Add blackberries to a medium saucepan with 1/4 cup sugar, vanilla and lemon juice. Cook over low heat, covered, for 20 to 25 minutes. Drain using a fine mesh strainer, pressing berries to extract as much juice as possible. I do this by pressing the berries firmly into the strainer with a rubber spatula and this takes a good fifteen minutes. You’ll be surprised how much you can scrape off the underside of the strainer too. Set aside.
Heat the half-and-half and 1 cup sugar in a separate saucepan over low heat. Turn off heat when mixture is totally heated and sugar is dissolved.
Add heavy cream to a separate bowl.
Beat egg yolks by hand or with an electric mixer until yolks are pale yellow and slightly thick.
Temper the egg yolks by slowly drizzling in 1 1/2 cups of hot half-and-half mixture, whisking constantly. After that, pour the egg yolk and half-and-half mixture into the pan containing the rest of the half-and-half mixture. Cook over low to medium-low heat (depending on how hot your stove gets) until quite thick, stirring constantly. Drain custard using a fine mesh strainer.

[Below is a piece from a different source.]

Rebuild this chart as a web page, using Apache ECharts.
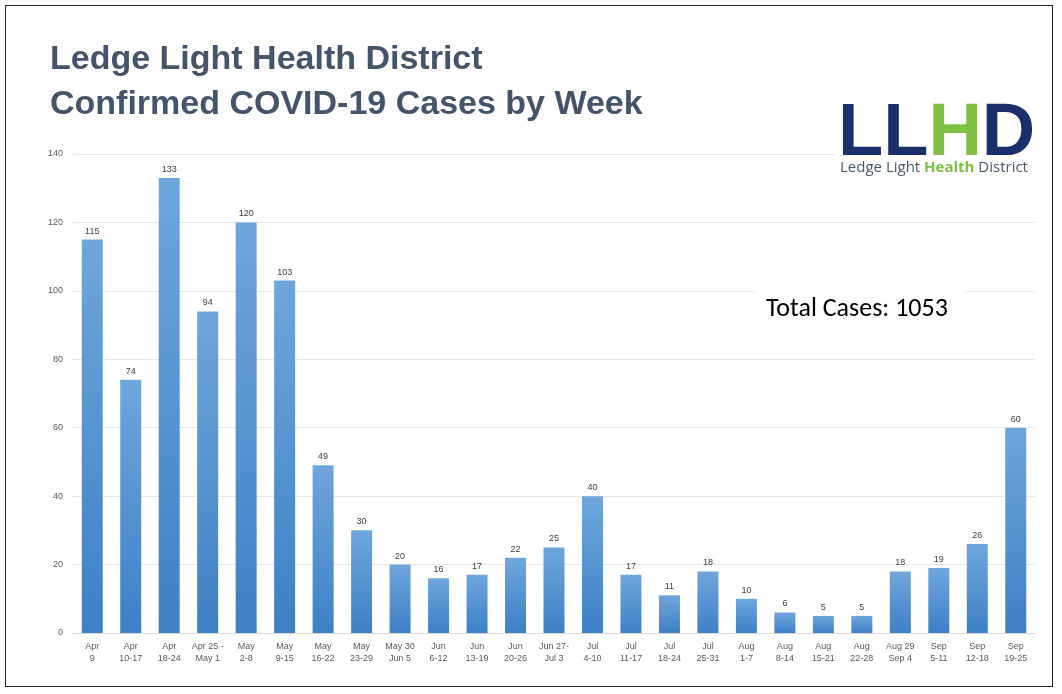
<!DOCTYPE html>
<html lang="en">
<head>
<meta charset="UTF-8">
<title>LLHD COVID-19 Cases by Week</title>
<script src="https://cdn.jsdelivr.net/npm/echarts@6/dist/echarts.min.js"></script>
<style>
    html, body { margin: 0; padding: 0; background: #fff; }
    #frame { position: absolute; left: 5px; top: 5px; width: 1046px; height: 680px; border: 1px solid #222; }
    #main { width: 1062px; height: 694px; }
</style>
</head>
<body>
<div id="frame"></div>
<div id="main"></div>
<script type="text/javascript">
    var weeks = ['Apr\n9', 'Apr\n10-17', 'Apr\n18-24', 'Apr 25 -\nMay 1', 'May\n2-8', 'May\n9-15',
        'May\n16-22', 'May\n23-29', 'May 30\nJun 5', 'Jun\n6-12', 'Jun\n13-19', 'Jun\n20-26',
        'Jun 27-\nJul 3', 'Jul\n4-10', 'Jul\n11-17', 'Jul\n18-24', 'Jul\n25-31', 'Aug\n1-7',
        'Aug\n8-14', 'Aug\n15-21', 'Aug\n22-28', 'Aug 29\nSep 4', 'Sep\n5-11', 'Sep\n12-18', 'Sep\n19-25'];
    var cases = [115, 74, 133, 94, 120, 103, 49, 30, 20, 16, 17, 22, 25, 40, 17, 11, 18, 10, 6, 5, 5, 18, 19, 26, 60];
    var total = 1053;

    var myChart = echarts.init(document.getElementById('main'));
    myChart.setOption({
        animation: false,
        grid: { left: 73, right: 27, top: 154, bottom: 61 },
        title: {
            text: 'Ledge Light Health District\nConfirmed COVID-19 Cases by Week',
            left: 45, top: 32,
            textStyle: { fontFamily: 'Arial, Liberation Sans', fontSize: 34, fontWeight: 'bold', color: '#44546a', lineHeight: 45 }
        },
        xAxis: {
            type: 'category',
            data: weeks,
            axisTick: { show: false },
            axisLine: { lineStyle: { color: '#d9d9d9' } },
            axisLabel: { interval: 0, fontSize: 9, color: '#595959', lineHeight: 12, margin: 8 }
        },
        yAxis: {
            type: 'value',
            min: 0, max: 140, interval: 20,
            axisLabel: { fontSize: 9, color: '#595959', margin: 10 },
            splitLine: { lineStyle: { color: '#e6e6e6' } }
        },
        series: [{
            type: 'bar',
            data: cases,
            barWidth: 21,
            label: { show: true, position: 'top', fontSize: 9, color: '#404040', distance: 4 },
            itemStyle: {
                color: new echarts.graphic.LinearGradient(0, 0, 0, 1, [
                    { offset: 0, color: '#6fa6dc' },
                    { offset: 1, color: '#3d80c6' }
                ])
            }
        }],
        graphic: [
            {
                type: 'rect', left: 755, top: 290, shape: { width: 210, height: 44 },
                style: { fill: '#fff' }, z: 10
            },
            {
                type: 'text', left: 766, top: 296, z: 11,
                style: { text: 'Total Cases: ' + total, font: '26px Calibri, Carlito, "Liberation Sans", sans-serif', fill: '#000' }
            },
            {
                type: 'rect', left: 835, top: 100, shape: { width: 205, height: 85 },
                style: { fill: '#fff' }, z: 10
            },
            {
                type: 'text', left: 838, top: 98, z: 11,
                style: {
                    text: '{d|LL}{g|H}{d|D}',
                    rich: {
                        d: { font: 'bold 74px "Liberation Sans", Arial', fill: '#1b2f6b' },
                        g: { font: 'bold 74px "Liberation Sans", Arial', fill: '#7cc143' }
                    }
                }
            },
            {
                type: 'text', left: 840, top: 160, z: 11,
                style: {
                    text: '{d|Ledge Light }{g|Health}{d| District}',
                    rich: {
                        d: { font: '15px "Open Sans", sans-serif', fill: '#4a5a6a' },
                        g: { font: 'bold 15px "Open Sans", sans-serif', fill: '#7cc143' }
                    }
                }
            }
        ]
    });
</script>
</body>
</html>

Then pour into the bowl with the cream. Stir to combine. Add blackberry juice puree to the custard mixture and stir.
Chill mixture completely in the refrigerator.
Pour the mixture into your in an ice cream maker until thick- about 20 – 25 minutes.
The last few minutes add the chocolate shavings so they get nice and mixed in.
Place container in freezer to harden for an additional two hours.
Then serve and enjoy with someone you love. Create some good memories too!